Some Latino leaders don't think it'll be that easy. Cecilia Munoz, vice president of the National Council of La Raza, told me: "I don't believe that it's wise for Democrats to come to our community and ask for votes by saying: "Hey, we kept an immigration bill from going forward.' People understand when they're being used."

Even so, it looks like Reid and the Democrats orchestrated the perfect deception. Trouble is, they left fingerprints.

The Washington Post said in an editorial: "Democrats -- whether their motive was partisan advantage or legitimate fear of a bad bill emerging from conference with the House -- are the ones who refused, in the end, to proceed with debate on amendments, which is, after all, how legislation gets made."

Frank Sharry, the executive director of the liberal National Immigration Forum, said in a statement: "We cannot escape the conclusion that the Democratic Senate leadership was more interested in keeping the immigration issue alive in the run-up to midterm elections than in enacting immigration reform legislation."

And Kennedy told The Associated Press: "Politics got ahead of policy on this." He then refused, according to the article, to defend Reid's performance. The story noted that, "Outside the Senate, several Democratic strategists concluded that the best politics was to allow the bill to die."

The moral: Marches and Mexican flags don't equal power. Labor uses millions of dollars in political contributions to take care of Democrats, and so Democrats take care of labor.

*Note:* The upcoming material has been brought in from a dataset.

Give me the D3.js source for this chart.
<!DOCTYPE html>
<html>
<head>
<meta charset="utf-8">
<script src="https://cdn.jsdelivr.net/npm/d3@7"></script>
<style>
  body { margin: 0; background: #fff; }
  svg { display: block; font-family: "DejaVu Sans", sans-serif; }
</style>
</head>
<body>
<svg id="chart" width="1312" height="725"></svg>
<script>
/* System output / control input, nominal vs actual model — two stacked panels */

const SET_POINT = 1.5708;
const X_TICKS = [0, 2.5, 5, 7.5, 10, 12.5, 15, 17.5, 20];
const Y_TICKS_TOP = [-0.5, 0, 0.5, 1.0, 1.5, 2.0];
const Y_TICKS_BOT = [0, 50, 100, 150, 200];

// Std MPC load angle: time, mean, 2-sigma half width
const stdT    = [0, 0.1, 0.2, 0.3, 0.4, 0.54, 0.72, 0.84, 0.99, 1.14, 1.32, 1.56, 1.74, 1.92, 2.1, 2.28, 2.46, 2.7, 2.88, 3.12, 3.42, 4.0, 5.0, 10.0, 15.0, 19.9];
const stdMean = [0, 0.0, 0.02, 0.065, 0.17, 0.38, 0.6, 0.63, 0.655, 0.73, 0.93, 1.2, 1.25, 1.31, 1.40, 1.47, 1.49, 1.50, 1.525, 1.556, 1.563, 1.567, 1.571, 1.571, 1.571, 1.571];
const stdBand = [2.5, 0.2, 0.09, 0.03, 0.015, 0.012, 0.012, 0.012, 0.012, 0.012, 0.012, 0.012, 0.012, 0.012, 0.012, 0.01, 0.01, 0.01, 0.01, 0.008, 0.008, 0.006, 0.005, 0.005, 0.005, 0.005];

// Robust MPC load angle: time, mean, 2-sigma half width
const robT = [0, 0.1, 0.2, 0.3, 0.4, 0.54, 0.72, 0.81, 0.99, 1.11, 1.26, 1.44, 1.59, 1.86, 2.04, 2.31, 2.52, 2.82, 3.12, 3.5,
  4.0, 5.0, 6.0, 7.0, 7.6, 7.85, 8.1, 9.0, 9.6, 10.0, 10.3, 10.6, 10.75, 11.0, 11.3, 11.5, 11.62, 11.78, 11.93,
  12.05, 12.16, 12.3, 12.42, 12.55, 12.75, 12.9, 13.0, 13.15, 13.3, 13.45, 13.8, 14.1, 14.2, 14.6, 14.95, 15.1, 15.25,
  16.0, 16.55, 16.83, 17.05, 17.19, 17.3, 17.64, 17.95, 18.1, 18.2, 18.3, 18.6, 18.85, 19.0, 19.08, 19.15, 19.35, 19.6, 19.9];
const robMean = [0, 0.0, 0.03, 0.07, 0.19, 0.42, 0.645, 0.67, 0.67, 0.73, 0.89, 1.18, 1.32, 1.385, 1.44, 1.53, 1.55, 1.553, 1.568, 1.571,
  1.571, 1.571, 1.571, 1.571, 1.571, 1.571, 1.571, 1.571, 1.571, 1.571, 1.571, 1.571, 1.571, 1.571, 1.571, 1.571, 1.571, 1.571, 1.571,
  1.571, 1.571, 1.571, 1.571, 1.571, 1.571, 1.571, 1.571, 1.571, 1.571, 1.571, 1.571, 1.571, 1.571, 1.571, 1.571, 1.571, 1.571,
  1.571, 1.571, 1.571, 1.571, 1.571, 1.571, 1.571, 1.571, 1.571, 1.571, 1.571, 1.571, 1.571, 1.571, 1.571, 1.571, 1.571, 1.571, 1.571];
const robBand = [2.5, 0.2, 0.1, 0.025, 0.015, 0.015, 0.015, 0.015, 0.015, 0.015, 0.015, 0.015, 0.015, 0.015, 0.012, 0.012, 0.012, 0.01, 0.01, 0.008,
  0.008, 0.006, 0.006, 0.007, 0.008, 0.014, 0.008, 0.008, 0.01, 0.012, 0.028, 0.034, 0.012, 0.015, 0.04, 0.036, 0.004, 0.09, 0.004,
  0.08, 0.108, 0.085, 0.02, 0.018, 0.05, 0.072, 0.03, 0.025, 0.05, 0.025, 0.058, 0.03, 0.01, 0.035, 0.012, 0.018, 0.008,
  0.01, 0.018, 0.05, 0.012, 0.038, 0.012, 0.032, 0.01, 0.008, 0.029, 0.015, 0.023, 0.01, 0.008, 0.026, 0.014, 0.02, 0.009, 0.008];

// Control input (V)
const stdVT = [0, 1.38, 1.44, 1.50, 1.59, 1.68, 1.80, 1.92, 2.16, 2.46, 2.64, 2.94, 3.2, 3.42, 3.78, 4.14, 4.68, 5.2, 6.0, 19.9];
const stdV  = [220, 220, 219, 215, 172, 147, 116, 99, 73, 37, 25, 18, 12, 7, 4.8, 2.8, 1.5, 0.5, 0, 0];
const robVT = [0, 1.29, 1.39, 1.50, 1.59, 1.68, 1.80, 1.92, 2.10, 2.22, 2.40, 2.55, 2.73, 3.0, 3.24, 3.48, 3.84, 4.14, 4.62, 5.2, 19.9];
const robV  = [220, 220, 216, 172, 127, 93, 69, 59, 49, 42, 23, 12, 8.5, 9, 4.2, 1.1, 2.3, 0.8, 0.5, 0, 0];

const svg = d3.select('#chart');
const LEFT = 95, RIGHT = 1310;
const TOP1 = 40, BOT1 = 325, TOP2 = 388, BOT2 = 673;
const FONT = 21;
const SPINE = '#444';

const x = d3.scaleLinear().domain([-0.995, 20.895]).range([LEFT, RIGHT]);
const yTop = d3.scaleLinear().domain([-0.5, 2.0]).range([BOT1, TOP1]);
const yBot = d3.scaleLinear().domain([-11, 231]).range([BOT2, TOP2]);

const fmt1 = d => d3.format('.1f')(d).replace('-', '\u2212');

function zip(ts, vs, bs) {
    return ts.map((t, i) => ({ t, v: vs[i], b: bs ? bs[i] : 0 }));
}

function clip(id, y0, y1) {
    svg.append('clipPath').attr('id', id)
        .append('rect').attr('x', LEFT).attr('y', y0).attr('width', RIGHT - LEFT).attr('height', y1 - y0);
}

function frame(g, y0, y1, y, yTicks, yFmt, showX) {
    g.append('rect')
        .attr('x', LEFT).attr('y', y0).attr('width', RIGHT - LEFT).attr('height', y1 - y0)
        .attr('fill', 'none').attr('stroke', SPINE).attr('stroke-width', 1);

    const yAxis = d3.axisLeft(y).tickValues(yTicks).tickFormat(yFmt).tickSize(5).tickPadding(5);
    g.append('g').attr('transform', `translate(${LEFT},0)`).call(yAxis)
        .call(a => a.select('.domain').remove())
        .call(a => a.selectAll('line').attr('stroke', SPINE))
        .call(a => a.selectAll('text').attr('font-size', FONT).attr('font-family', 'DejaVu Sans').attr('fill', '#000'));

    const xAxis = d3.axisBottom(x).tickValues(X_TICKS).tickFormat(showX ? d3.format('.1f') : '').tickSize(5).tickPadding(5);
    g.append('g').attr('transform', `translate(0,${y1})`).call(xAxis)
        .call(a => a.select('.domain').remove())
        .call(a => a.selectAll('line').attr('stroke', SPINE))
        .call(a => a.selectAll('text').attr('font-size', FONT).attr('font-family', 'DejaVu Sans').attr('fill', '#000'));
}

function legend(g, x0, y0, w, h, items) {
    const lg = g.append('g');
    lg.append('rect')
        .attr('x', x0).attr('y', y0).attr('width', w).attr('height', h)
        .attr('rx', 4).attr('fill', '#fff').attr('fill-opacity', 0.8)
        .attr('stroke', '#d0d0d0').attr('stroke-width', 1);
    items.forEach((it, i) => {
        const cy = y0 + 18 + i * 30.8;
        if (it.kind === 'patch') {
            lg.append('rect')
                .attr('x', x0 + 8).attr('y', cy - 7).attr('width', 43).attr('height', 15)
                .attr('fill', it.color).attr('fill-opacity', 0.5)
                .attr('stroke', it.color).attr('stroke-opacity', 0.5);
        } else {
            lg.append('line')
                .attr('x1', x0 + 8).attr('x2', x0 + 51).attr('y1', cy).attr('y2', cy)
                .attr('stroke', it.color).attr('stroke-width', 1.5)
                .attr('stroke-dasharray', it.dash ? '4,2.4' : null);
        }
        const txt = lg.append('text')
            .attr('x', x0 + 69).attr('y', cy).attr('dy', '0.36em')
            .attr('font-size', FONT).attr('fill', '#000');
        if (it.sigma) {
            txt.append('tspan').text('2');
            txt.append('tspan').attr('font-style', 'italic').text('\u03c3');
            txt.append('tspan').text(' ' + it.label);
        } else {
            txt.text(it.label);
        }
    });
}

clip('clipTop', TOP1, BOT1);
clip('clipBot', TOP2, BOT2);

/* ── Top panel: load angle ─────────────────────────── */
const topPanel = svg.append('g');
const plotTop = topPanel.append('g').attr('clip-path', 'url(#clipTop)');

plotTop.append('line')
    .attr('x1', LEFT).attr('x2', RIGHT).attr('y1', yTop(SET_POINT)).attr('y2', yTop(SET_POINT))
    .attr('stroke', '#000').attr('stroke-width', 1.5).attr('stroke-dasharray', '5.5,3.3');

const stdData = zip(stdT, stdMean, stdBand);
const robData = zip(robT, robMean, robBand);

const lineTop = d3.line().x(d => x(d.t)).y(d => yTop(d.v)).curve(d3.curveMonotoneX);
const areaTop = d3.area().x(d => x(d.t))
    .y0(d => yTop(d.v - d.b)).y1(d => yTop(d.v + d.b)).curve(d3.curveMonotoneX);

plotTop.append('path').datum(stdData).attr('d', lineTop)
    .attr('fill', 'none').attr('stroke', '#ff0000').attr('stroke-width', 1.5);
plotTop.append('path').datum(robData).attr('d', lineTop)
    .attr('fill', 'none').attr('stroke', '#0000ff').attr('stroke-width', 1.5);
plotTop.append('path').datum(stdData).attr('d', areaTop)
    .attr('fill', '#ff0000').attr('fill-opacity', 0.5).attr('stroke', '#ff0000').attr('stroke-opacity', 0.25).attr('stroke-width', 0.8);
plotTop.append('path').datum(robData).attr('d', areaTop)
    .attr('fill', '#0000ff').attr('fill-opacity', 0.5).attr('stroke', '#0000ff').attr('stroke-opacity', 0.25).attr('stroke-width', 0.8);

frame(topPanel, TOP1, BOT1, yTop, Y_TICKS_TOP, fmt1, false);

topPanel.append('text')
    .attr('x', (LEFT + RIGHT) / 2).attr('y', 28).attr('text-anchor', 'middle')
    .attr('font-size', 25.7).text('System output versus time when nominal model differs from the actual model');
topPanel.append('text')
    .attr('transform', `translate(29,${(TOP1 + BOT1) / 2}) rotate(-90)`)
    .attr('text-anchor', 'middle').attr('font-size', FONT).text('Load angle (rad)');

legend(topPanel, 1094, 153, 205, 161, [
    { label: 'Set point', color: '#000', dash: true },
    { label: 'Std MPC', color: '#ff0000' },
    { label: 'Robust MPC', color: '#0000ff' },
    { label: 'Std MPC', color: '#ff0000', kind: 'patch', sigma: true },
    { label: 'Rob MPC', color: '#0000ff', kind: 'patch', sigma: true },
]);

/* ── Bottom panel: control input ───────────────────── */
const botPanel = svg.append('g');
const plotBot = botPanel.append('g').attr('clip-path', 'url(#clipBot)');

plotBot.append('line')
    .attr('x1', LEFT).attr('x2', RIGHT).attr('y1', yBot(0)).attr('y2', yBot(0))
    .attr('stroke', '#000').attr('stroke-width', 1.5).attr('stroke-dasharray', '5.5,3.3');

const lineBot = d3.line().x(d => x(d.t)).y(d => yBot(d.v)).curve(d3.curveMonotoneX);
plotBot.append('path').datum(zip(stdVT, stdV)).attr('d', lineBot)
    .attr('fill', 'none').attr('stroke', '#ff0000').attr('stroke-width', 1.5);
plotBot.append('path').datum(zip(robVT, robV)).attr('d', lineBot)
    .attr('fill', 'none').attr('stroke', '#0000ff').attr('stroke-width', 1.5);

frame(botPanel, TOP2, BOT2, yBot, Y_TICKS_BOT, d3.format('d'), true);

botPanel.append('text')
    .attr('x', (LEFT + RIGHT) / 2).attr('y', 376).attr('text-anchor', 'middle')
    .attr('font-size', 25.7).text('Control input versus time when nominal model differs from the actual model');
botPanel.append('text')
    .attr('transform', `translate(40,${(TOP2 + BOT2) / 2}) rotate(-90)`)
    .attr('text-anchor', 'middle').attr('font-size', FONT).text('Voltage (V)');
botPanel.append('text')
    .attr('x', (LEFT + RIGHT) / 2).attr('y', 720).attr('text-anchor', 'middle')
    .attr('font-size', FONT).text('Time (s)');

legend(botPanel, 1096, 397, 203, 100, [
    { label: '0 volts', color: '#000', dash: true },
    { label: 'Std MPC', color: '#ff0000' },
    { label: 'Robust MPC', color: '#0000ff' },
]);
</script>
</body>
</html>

After the bill died, Democrats rubbed salt in the wound by insisting that Latinos had no choice but to stay on the liberal hacienda. Susan Estrich, who served as campaign manager for Michael Dukakis in 1988, told Fox News that Republicans had blown their chance to win Latino votes and predicted that Latino support would help Democrats win both houses of Congress.

You see, in a twist on the famous words of one of their icons, Democrats no longer ask what they can do for Latinos, only what Latinos can do for them.